2021年10月13日水曜日

●西鶴ざんまい 番外編#2 浅沼璞


西鶴ざんまい 番外編#2
 
浅沼璞
 

オモテ序段が終わったところで番外篇の続きを。


番外篇1で「西鶴晩年の連句を老人文学として」読み直したい旨、記しました。
 
その直後、老いに関する文献を漁ろうとしていたところ、Eテレ「100分de名著」でボーヴォワールの『老い』(1970年)が取りあげられるという幸運に出くわしました。

ゲストの上野千鶴子氏はボーヴォワールの『老い』をダシに、説得力ある自説をたんたんと語っていきます。さっそく入手したNHKテキストも平易で、目から鱗。
 
わけても老化を生理的、社会的、文化的、心理的という四つの次元にわけるエリクソン説への言及に蒙を啓かれました。以下、要約します。

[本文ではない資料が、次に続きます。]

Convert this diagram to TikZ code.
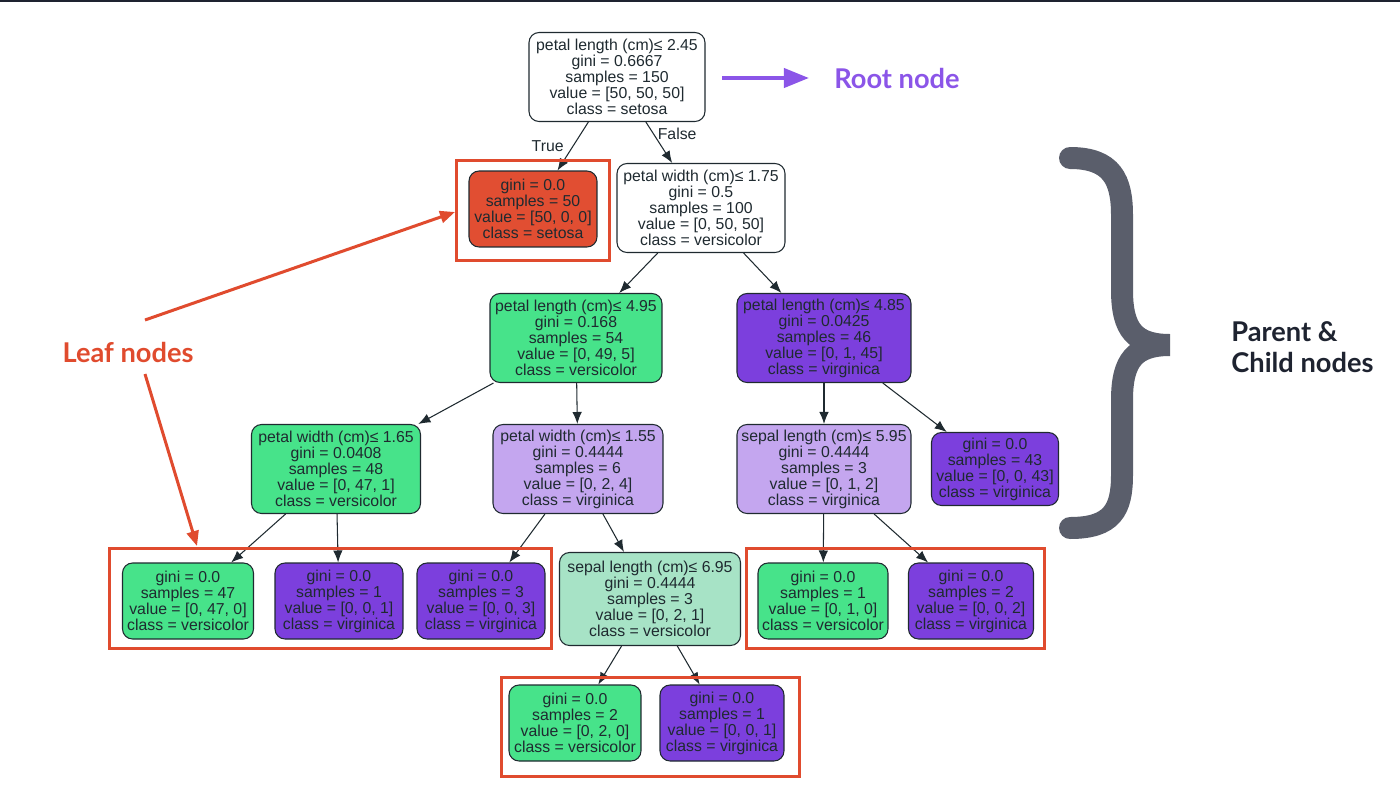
\documentclass[tikz,border=0pt]{standalone}
\usepackage{fontspec}
\usepackage{xcolor}
\usepackage{tikz}
\setmainfont{Liberation Sans}
\newfontfamily\annfont{Lato}
\usetikzlibrary{shapes,arrows,positioning,calc,arrows.meta}

\definecolor{edgec}{HTML}{1F2A30}
\definecolor{leafred}{HTML}{E04B2E}
\definecolor{rootpurple}{HTML}{8B55E8}
\definecolor{bracegray}{HTML}{5A5E6B}
\definecolor{darktxt}{HTML}{1E2330}
\definecolor{fsetosa}{HTML}{E14E32}
\definecolor{fgreen}{HTML}{47E38A}
\definecolor{fpurple}{HTML}{7C3FDD}
\definecolor{flpurple}{HTML}{C4A6EF}
\definecolor{flgreen}{HTML}{A7E3C6}

\tikzset{
    tnode/.style={draw=edgec, line width=0.6pt, rounded corners=0.2cm, align=center, inner sep=0pt, text=edgec, font=\fontsize{9}{9.1}\selectfont},
    split/.style={tnode, minimum height=1.78cm},
    leaf/.style={tnode, minimum height=1.52cm},
    edge/.style={draw=edgec, line width=0.6pt, -{Latex[length=0.24cm,width=0.19cm]}},
    elab/.style={font=\fontsize{9}{9.1}\selectfont, text=edgec, inner sep=2pt},
    redbox/.style={draw=leafred, line width=0.06cm},
    redarr/.style={draw=leafred, line width=0.06cm, -{Triangle[length=0.3cm,width=0.24cm]}},
    ann/.style={font=\annfont\bfseries\fontsize{15.5}{18}\selectfont, inner sep=0pt}
}

\begin{document}
\begin{tikzpicture}[x=0.02cm, y=-0.02cm]
    \useasboundingbox (0,0) rectangle (1400,788);
    \draw[darktxt, line width=0.03cm] (0,1) -- (1400,1);

    % Decision tree
    \node[split, fill=white, minimum width=3.52cm] (root) at (617,77) {petal length (cm)≤ 2.45\\gini = 0.6667\\samples = 150\\value = [50, 50, 50]\\class = setosa};
    \node[leaf, fill=fsetosa, minimum width=2.56cm] (setosa) at (533,209) {gini = 0.0\\samples = 50\\value = [50, 0, 0]\\class = setosa};
    \node[split, fill=white, minimum width=3.36cm] (pwa) at (701,208) {petal width (cm)≤ 1.75\\gini = 0.5\\samples = 100\\value = [0, 50, 50]\\class = versicolor};
    \node[split, fill=fgreen, minimum width=3.44cm] (pla) at (576,338) {petal length (cm)≤ 4.95\\gini = 0.168\\samples = 54\\value = [0, 49, 5]\\class = versicolor};
    \node[split, fill=fpurple, minimum width=3.48cm] (plb) at (824,338) {petal length (cm)≤ 4.85\\gini = 0.0425\\samples = 46\\value = [0, 1, 45]\\class = virginica};
    \node[split, fill=fgreen, minimum width=3.38cm] (pwb) at (336,469) {petal width (cm)≤ 1.65\\gini = 0.0408\\samples = 48\\value = [0, 47, 1]\\class = versicolor};
    \node[split, fill=flpurple, minimum width=3.40cm] (pwc) at (578,469) {petal width (cm)≤ 1.55\\gini = 0.4444\\samples = 6\\value = [0, 2, 4]\\class = virginica};
    \node[split, fill=flpurple, minimum width=3.48cm] (sla) at (824,469) {sepal length (cm)≤ 5.95\\gini = 0.4444\\samples = 3\\value = [0, 1, 2]\\class = virginica};
    \node[leaf, fill=fpurple, minimum width=2.54cm, minimum height=1.46cm] (lfg) at (995,469) {gini = 0.0\\samples = 43\\value = [0, 0, 43]\\class = virginica};
    \node[leaf, fill=fgreen, minimum width=2.62cm] (lfa) at (188,601) {gini = 0.0\\samples = 47\\value = [0, 47, 0]\\class = versicolor};
    \node[leaf, fill=fpurple, minimum width=2.56cm] (lfb) at (339,601) {gini = 0.0\\samples = 1\\value = [0, 0, 1]\\class = virginica};
    \node[leaf, fill=fpurple, minimum width=2.56cm] (lfc) at (481,601) {gini = 0.0\\samples = 3\\value = [0, 0, 3]\\class = virginica};
    \node[split, fill=flgreen, minimum width=3.62cm, minimum height=1.86cm] (slb) at (650,599) {sepal length (cm)≤ 6.95\\gini = 0.4444\\samples = 3\\value = [0, 2, 1]\\class = versicolor};
    \node[leaf, fill=fgreen, minimum width=2.60cm] (lfd) at (823,601) {gini = 0.0\\samples = 1\\value = [0, 1, 0]\\class = versicolor};
    \node[leaf, fill=fpurple, minimum width=2.50cm] (lfe) at (971,601) {gini = 0.0\\samples = 2\\value = [0, 0, 2]\\class = virginica};
    \node[leaf, fill=fgreen, minimum width=2.64cm] (lfh) at (575,723) {gini = 0.0\\samples = 2\\value = [0, 2, 0]\\class = versicolor};
    \node[leaf, fill=fpurple, minimum width=2.48cm] (lfi) at (722,723) {gini = 0.0\\samples = 1\\value = [0, 0, 1]\\class = virginica};

    % Edges
    \draw[edge] (root) -- node[left, elab, xshift=-3pt] (tlab) {True} (setosa);
    \draw[edge] (root) -- node[right, elab, pos=0.3] (flab) {False} (pwa);
    \draw[edge] (pwa) -- (pla);
    \draw[edge] (pwa) -- (plb);
    \draw[edge] (pla) -- (pwb);
    \draw[edge] (pla) -- (pwc);
    \draw[edge] (plb) -- (sla);
    \draw[edge] (plb) -- (lfg);
    \draw[edge] (pwb) -- (lfa);
    \draw[edge] (pwb) -- (lfb);
    \draw[edge] (pwc) -- (lfc);
    \draw[edge] (pwc) -- (slb);
    \draw[edge] (sla) -- (lfd);
    \draw[edge] (sla) -- (lfe);
    \draw[edge] (slb) -- (lfh);
    \draw[edge] (slb) -- (lfi);

    % Leaf boxes
    \draw[redbox] (456,160) rectangle (609,260);
    \draw[redbox] (109,548) rectangle (551,648);
    \draw[redbox] (746,548) rectangle (1044,648);
    \draw[redbox] (501,677) rectangle (799,776);

    % Root node label
    \node[ann, text=rootpurple] (roottxt) at (897,78) {Root node};
    \coordinate (rta) at (722,78);
    \draw[rootpurple, line width=0.08cm, -{Triangle[length=0.5cm,width=0.38cm]}] (rta) -- ($(roottxt.west)+(-25,0)$);

    % Leaf nodes label
    \node[ann, text=leafred] (leaftxt) at (128,352) {Leaf nodes};
    \coordinate (lua) at (145,320);
    \coordinate (lub) at (455,212);
    \coordinate (lda) at (145,374);
    \coordinate (ldb) at (197,546);
    \draw[redarr] (lua) -- (lub);
    \draw[redarr] (lda) -- (ldb);

    % Brace
    \draw[bracegray, line width=0.44cm, line cap=round]
        (1070,158) .. controls (1112,158) and (1122,180) .. (1122,215) -- (1122,290)
        .. controls (1122,330) and (1135,345) .. (1170,345)
        .. controls (1135,345) and (1122,360) .. (1122,400) -- (1122,475)
        .. controls (1122,510) and (1112,528) .. (1070,528);
    \node[ann, text=darktxt, align=left, anchor=west] (pctxt) at (1231,347) {Parent \&\\Child nodes};
\end{tikzpicture}
\end{document}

まず生理的老いとは、肉体的な衰え。つぎに社会的老いとは、定年退職に代表される社会的な死といっていいようなもの。文化的老いとは、家族カテゴリー上の変化で、江戸時代なら隠居などがそれに該当します。そして最も遅れてあらわれるのが心理的老い。老化した自分を受けいれられないという自己否定感が他の次元とのアンバランスをうみます。で自己同一性の喪失であるアイデンティティの危機が起きる、といった寸法です。


以上を西鶴にあてはめながら考えてみましょう。
 
まず生理的老い――西鶴没(1693年、享年52歳)の前年の春、つまり『独吟自註絵巻』成立の頃、目の不調、筆の衰えを知人あての書簡にしたためています。実はすでにその前年、『俳諧団袋』序では弟子・団水との両吟歌仙二巻について「中々老の浪のよつてもつかぬぞ」と自らの老化による歌仙中断を嘆いてもいました。【注】

社会的老い――やはり『独吟自註絵巻』成立の年、傑作『世間胸算用』をものしていますし、没後続々と刊行された遺稿集を鑑みるに、浮世草子作家としては生涯現役だったかと(俳諧師としての社会的老化に関しては【注】参照)。

文化的老い――自らの眼病を書簡に記した直後(51歳)、盲目の娘を亡くし、独居老人の身となりました。『世間胸算用』で活写した楽隠居とはほど遠い境涯でした。

心理的老い――発句「難波ぶり」前書において「行年五十、口八十、心は十八」と書いています。実年齢は50歳、軽口は80倍、精神年齢は18歳、といったアンバラはまさに「アイデンティティの危機」を感じさせます。老化を自認できない鶴翁の姿がここにあります。

されば最晩年の西鶴が『独吟自註絵巻』において新風の元禄疎句体にトライしたのは、まさにこの「アイデンティティの危機」を克服せんがためだったのではないでしょうか。

「うーん、えらい理詰めやけど、自分のことは自分でもようわからんて」
 
 
【注】
厳密に言いますと、歌仙二巻の中断については、生理的老化つまり体力的劣化だけでなく、社会的な老いをも考慮する必要がありそうです。というのも浮世草子作家としては生涯現役であった西鶴ですが、俳諧師としてはほぼ引退の状態が長く続いていたからです。その間、団水が転居した京では俳風が大きく変化。中断した歌仙は久々の一座だったわけで、すでに元禄疎句体を身につけていた団水に合わせようと「あとより泳ぎつけども、とかく足のおもたく、やうやう歌仙の中ほど、瀬を越す所にして止みぬ」(『団袋』序)といった体たらくでした。このように社会的老化も歌仙中断には少なからず作用していたわけです。これを巨視的にみれば、二万翁西鶴の「アイデンティティの危機」は生理的かつ社会的な、未分化で複合的な老化現象によってもたらされていたと概括できます。よって歌仙中断は重要なターニングポイントで、たとえば野間光辰氏も、「西鶴晩年の俳風の変化推移は、恐らくこの辺(団水との両吟――浅沼註)から始まつてゐるといつてよいであらう」(『補刪西鶴年譜考證』1983年)としています。ふり返れば西鶴の俳壇復帰は、引退という社会的老化を克服するための然るべき一歩だったと思われます。